Mas, e quando o sofrimento é insuportável? Nos cuidados paliativos a luta contra todo o tipo de sofrimento é uma prioridade e nela se aplicam todos os meios conhecidos incluindo, se necessário, analgésicos muito fortes como a morfina e os neurolépticos com o objetivo de aliviar a dor acautelando a obstinação terapêutica. O sofrimento moral que acompanha frequentemente a dor física pode ser atenuado com acompanhamento e tratamento médico apropriado. Contrariamente, na eutanásia suprime-se o paciente provocando a sua a morte em vez de suprimir a dor.
Como se entende a “morte digna”? A dignidade é o estatuto incondicional do ser humano, é a própria essência do humano. Todo o ser humano é digno qualquer que seja o seu estado: jovem ou velho, doente ou saudável, deficiente ou não, consciente ou inconsciente.
A eutanásia é ainda uma questão fraturante na nossa sociedade. No entanto, já em 2018 (!) o deputado António Filipe afirmava perentoriamente: “O princípio constitucional da inviolabilidade da vida humana implica, a defesa da vida e da dignidade da pessoa humana” E continuava, “a vida humana não é digna apenas enquanto pode ser vivida no uso pleno das capacidades e faculdades físicas e mentais. (…) recusa-se, por isso, a ideia de que uma pessoa “com lesão definitiva ou doença incurável” ou “em sofrimento extremo” seja afetada por tal circunstância na dignidade da sua vida.” Também indicava com clareza a opção “pelos cuidados paliativos, incluindo domiciliários” alertava para a cautela em tratamentos adequados com “a garantia do direito de cada um a recusar submeter-se a determinados tratamentos, a garantia de a prática médica não prolongar artificialmente a vida”; salientava a importância do “desenvolvimento, aperfeiçoamento e direito de acesso de todos à utilização dos recursos que a ciência pode disponibilizar, de forma a garantir a cada um, até ao limite da vida, a dignidade devida a cada ser humano. (…) mobilizar os avanços técnicos e científicos para assegurar o aumento da esperança de vida e não para a encurtar.” Finalmente, referia a legislação: “cada cidadão dispõe já hoje de instrumentos jurídicos como o “testamento vital” para fazer valer a sua decisão individual quanto a atos clínicos que pretenda, ou não, receber. A prática médica garante o não prolongamento artificial da vida, respeitando a morte como processo natural e recusando o seu protelamento através da obstinação terapêutica.” (1)

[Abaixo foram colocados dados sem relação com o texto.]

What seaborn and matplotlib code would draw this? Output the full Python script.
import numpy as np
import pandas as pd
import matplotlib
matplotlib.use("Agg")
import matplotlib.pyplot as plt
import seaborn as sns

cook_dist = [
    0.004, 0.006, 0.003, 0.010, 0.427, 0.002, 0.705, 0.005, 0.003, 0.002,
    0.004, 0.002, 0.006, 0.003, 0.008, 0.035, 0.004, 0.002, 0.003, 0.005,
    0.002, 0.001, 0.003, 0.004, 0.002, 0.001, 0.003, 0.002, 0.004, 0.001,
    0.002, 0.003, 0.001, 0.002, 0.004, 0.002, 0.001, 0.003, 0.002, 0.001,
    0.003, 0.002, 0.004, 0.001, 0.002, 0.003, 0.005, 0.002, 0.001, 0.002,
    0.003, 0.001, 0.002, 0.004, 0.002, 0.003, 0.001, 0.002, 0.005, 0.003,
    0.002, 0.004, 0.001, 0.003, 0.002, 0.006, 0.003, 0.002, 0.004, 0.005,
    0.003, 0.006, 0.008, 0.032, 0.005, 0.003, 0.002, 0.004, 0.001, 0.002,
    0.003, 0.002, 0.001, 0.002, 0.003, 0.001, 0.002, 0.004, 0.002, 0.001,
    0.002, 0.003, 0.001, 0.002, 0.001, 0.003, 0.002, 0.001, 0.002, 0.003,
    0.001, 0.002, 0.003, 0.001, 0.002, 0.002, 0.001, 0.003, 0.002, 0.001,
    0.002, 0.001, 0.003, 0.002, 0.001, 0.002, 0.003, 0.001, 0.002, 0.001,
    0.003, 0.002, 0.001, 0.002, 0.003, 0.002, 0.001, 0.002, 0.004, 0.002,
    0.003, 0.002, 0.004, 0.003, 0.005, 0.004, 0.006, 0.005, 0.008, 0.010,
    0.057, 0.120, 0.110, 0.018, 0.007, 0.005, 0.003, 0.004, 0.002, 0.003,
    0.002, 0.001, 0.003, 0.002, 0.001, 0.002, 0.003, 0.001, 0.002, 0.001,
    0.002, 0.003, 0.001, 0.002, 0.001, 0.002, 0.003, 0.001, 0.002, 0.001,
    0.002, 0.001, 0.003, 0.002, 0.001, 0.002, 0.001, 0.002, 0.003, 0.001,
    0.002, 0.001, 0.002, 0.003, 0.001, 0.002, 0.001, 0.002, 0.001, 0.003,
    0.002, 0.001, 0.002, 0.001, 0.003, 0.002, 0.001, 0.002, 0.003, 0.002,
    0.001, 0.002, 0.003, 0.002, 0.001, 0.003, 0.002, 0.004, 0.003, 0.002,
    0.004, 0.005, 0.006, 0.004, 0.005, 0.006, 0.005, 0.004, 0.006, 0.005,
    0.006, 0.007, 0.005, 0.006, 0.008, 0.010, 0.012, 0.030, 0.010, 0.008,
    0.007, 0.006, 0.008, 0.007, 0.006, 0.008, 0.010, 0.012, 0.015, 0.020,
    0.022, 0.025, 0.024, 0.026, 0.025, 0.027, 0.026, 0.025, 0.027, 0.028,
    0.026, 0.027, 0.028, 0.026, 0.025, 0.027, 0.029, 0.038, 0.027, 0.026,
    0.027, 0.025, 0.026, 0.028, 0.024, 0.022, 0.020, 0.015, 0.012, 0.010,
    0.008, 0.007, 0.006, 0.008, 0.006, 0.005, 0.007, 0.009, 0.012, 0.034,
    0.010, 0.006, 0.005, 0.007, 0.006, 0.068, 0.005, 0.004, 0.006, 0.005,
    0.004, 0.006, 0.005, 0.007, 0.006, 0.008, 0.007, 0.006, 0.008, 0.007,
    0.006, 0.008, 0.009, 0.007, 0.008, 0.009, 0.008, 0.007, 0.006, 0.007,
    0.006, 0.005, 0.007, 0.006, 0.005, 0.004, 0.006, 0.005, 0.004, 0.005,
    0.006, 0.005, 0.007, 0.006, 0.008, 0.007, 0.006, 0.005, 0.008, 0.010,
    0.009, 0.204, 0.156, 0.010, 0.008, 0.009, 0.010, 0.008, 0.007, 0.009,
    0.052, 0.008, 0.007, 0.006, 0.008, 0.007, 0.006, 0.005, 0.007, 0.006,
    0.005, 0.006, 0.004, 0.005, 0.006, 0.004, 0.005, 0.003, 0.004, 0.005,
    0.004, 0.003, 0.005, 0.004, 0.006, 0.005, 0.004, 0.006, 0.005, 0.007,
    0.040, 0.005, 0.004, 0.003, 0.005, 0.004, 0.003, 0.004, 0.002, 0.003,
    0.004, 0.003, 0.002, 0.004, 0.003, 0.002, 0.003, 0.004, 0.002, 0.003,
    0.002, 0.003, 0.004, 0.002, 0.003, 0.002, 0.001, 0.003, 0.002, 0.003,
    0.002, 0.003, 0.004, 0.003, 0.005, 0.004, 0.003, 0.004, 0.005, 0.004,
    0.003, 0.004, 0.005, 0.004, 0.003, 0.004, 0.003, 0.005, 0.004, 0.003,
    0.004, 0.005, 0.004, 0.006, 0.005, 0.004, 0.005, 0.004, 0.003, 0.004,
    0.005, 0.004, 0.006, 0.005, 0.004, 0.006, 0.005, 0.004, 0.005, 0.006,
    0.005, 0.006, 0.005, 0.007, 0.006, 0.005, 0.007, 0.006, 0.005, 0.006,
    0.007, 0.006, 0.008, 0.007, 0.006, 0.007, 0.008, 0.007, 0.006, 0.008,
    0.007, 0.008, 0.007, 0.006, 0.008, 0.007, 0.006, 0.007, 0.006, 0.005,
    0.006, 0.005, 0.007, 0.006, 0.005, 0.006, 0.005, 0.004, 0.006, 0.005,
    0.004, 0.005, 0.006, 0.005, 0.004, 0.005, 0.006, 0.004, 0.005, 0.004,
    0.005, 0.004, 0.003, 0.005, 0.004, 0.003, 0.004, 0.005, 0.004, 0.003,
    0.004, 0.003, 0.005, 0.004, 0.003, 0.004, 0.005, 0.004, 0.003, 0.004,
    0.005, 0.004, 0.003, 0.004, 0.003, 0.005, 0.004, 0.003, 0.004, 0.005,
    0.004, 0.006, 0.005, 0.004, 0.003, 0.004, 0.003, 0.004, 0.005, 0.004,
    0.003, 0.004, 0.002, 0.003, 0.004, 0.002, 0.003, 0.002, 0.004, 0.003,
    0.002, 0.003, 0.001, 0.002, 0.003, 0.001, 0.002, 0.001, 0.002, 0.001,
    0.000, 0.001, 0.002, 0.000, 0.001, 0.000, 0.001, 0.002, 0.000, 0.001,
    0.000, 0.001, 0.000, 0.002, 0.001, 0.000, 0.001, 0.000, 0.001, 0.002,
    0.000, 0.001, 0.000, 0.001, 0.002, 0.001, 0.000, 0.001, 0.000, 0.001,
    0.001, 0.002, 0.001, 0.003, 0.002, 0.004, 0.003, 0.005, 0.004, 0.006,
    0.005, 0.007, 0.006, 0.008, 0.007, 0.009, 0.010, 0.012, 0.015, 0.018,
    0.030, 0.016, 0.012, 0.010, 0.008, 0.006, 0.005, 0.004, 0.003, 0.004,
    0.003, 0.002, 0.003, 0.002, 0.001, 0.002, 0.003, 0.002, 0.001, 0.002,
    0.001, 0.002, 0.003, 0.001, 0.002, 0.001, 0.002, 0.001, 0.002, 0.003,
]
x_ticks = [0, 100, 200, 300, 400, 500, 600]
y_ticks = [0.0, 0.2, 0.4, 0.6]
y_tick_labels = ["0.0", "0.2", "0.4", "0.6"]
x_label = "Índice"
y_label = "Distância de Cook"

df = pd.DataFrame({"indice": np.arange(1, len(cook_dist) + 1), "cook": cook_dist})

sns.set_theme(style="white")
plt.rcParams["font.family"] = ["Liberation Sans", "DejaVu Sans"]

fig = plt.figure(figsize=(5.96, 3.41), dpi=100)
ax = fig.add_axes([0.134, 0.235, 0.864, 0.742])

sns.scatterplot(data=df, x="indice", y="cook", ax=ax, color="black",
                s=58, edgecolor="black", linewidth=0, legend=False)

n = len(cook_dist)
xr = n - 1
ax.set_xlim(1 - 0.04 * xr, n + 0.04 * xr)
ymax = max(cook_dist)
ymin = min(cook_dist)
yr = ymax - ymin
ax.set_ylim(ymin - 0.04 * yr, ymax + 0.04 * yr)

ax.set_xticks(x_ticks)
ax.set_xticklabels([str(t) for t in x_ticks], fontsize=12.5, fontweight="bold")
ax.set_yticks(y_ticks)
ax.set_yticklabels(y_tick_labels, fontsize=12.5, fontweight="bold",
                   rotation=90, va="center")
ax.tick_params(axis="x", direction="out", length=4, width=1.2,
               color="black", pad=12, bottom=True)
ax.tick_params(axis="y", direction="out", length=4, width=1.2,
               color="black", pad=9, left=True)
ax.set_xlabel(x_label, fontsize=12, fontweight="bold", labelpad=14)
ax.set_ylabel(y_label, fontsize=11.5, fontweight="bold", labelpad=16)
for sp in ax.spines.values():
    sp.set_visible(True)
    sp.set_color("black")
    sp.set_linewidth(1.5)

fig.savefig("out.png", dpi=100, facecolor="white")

Eutanásia, sim ou não? Obviamente, Não! Como princípio ético considera-se que em vez de provocar a morte (pela eutanásia) com o pretexto de abreviar o sofrimento (físico ou moral), é preciso aliviar a dor até à morte natural. Morrer com dignidade implica, também, ser respeitado na vontade expressa no testamento vital e não ser meramente vítima de eutanásia.

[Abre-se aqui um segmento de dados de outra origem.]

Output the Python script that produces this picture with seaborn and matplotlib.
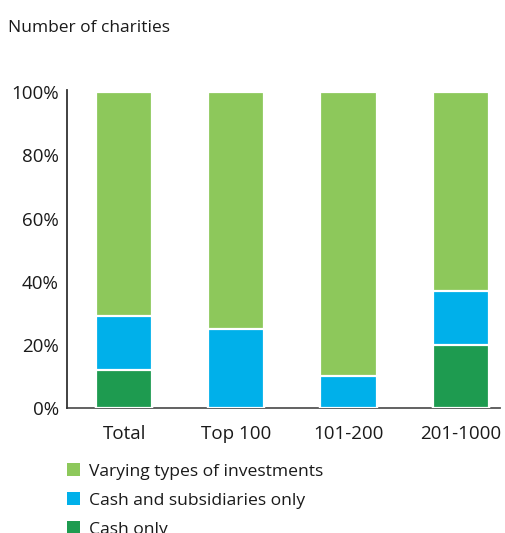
import matplotlib
matplotlib.use("Agg")
import matplotlib.pyplot as plt
from matplotlib.patches import Patch
import seaborn as sns
import pandas as pd

categories = ["Total", "Top 100", "101-200", "201-1000"]
cash_only = [12, 0, 0, 20]
cash_and_subsidiaries = [17, 25, 10, 17]
varying_investments = [71, 75, 90, 63]
y_ticks = [0, 20, 40, 60, 80, 100]

series_names = ["Varying types of investments", "Cash and subsidiaries only", "Cash only"]
colors = {"Varying types of investments": "#8DC85B",
          "Cash and subsidiaries only": "#00B0EA",
          "Cash only": "#1E9B50"}

sns.set_theme(style="white")
plt.rcParams["font.family"] = ["Open Sans", "DejaVu Sans"]
text_color = "#1a1a1a"

df = pd.DataFrame({
    "category": categories,
    "Cash only": cash_only,
    "Cash and subsidiaries only": cash_and_subsidiaries,
    "Varying types of investments": varying_investments,
})
# cumulative tops for stacking by overdrawing
df["top_cash"] = df["Cash only"]
df["top_subs"] = df["top_cash"] + df["Cash and subsidiaries only"]
df["top_all"] = df["top_subs"] + df["Varying types of investments"]

fig = plt.figure(figsize=(5.06, 5.33), dpi=100)
ax = fig.add_axes([0.1324, 0.2345, 0.8556, 0.5966])

layers = [("top_all", "Varying types of investments"),
          ("top_subs", "Cash and subsidiaries only"),
          ("top_cash", "Cash only")]
for col, name in layers:
    sns.barplot(data=df.assign(v=df[col].where(df[col] > 0)), x="category", y="v",
                order=categories, color=colors[name], width=0.5,
                edgecolor="white", linewidth=1.6, saturation=1, ax=ax)

ax.set_ylim(0, 100.7)
ax.set_xlim(-0.51, 3.35)
ax.set_yticks(y_ticks)
ax.set_yticklabels([f"{t}%" for t in y_ticks])
ax.set_xlabel("")
ax.set_ylabel("")
ax.tick_params(axis="both", length=0, labelsize=13.5, colors=text_color)
ax.tick_params(axis="y", pad=6)
ax.tick_params(axis="x", pad=12)
for s in ["top", "right"]:
    ax.spines[s].set_visible(False)
ax.spines["left"].set_color("#333333")
ax.spines["left"].set_linewidth(1.3)
ax.spines["bottom"].set_color("#555555")
ax.spines["bottom"].set_linewidth(1.3)
ax.spines["bottom"].set_zorder(0.5)

fig.text(0.016, 0.947, "Number of charities", fontsize=12.5, color=text_color,
         ha="left", va="center")

handles = [Patch(facecolor=colors[n], edgecolor="none") for n in series_names]
fig.legend(handles, series_names, loc="upper left", bbox_to_anchor=(0.1324, 0.1307),
           frameon=False, fontsize=12.6, handlelength=0.74, handleheight=0.74,
           handletextpad=0.5, labelspacing=0.71, labelcolor=text_color,
           borderaxespad=0, borderpad=0)

fig.savefig("out.png", dpi=100)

«O final de vida é muitas vezes um tempo forte da vida: não roubemos estes momentos íntimos, não nos apropriemos nós deles». (2) A aceitação da morte pela sociedade permitiria apoiar a pessoa no final de vida permitindo ao doente morrer em sua casa, rodeado da afeição e do amor da sua família.

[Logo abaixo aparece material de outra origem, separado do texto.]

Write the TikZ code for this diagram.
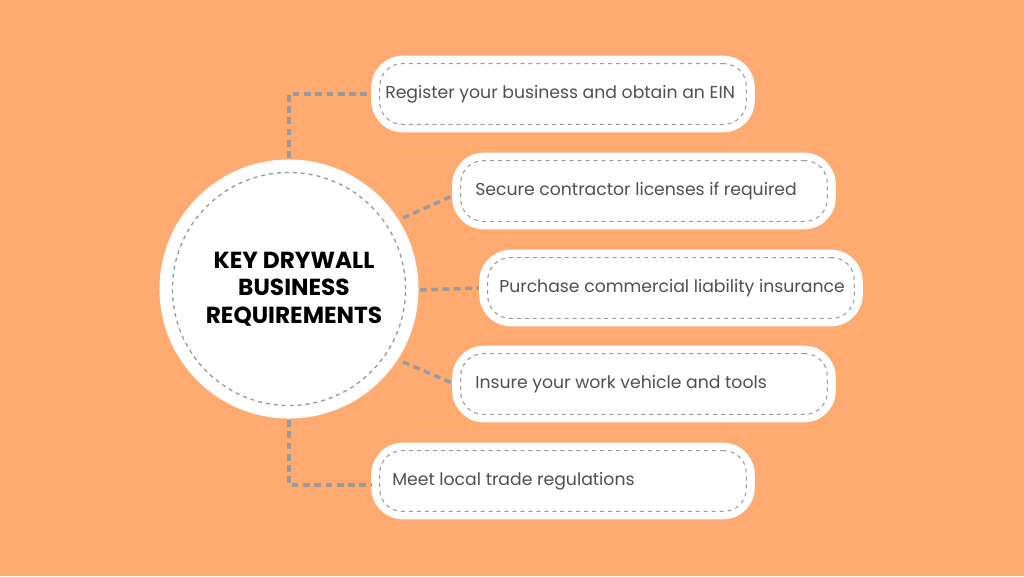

Finalmente, é muito importante precisar: Compete-nos esclarecer e ajudar. Porque precisamos de “uma atitude de prudência e firmeza, mantendo o rumo e firmando o leme.”
Maria Romano
Nota: para uma informação objetiva e acessível sobre este e outros temas da bioética, consultar o “Manual de Bioética para jovens” Publicado, em Portugal, pela Associação Famílias e pela ADAV – Coimbra – Publicado, em França, pela Fondation Jérôme Lejeune
(1) «A dignidade da vida não se assegura com a consagração legal do direito à antecipação da morte» – intervenção de António Filipe na assembleia de república – 29 Maio 2018
(2) Marie de Hennezel, psicóloga clínica, especialista em questões ligadas ao fim de vida e autora de numerosos livros sobre este assunto. Valeurs actuelles, 1er-7 septembre 2011.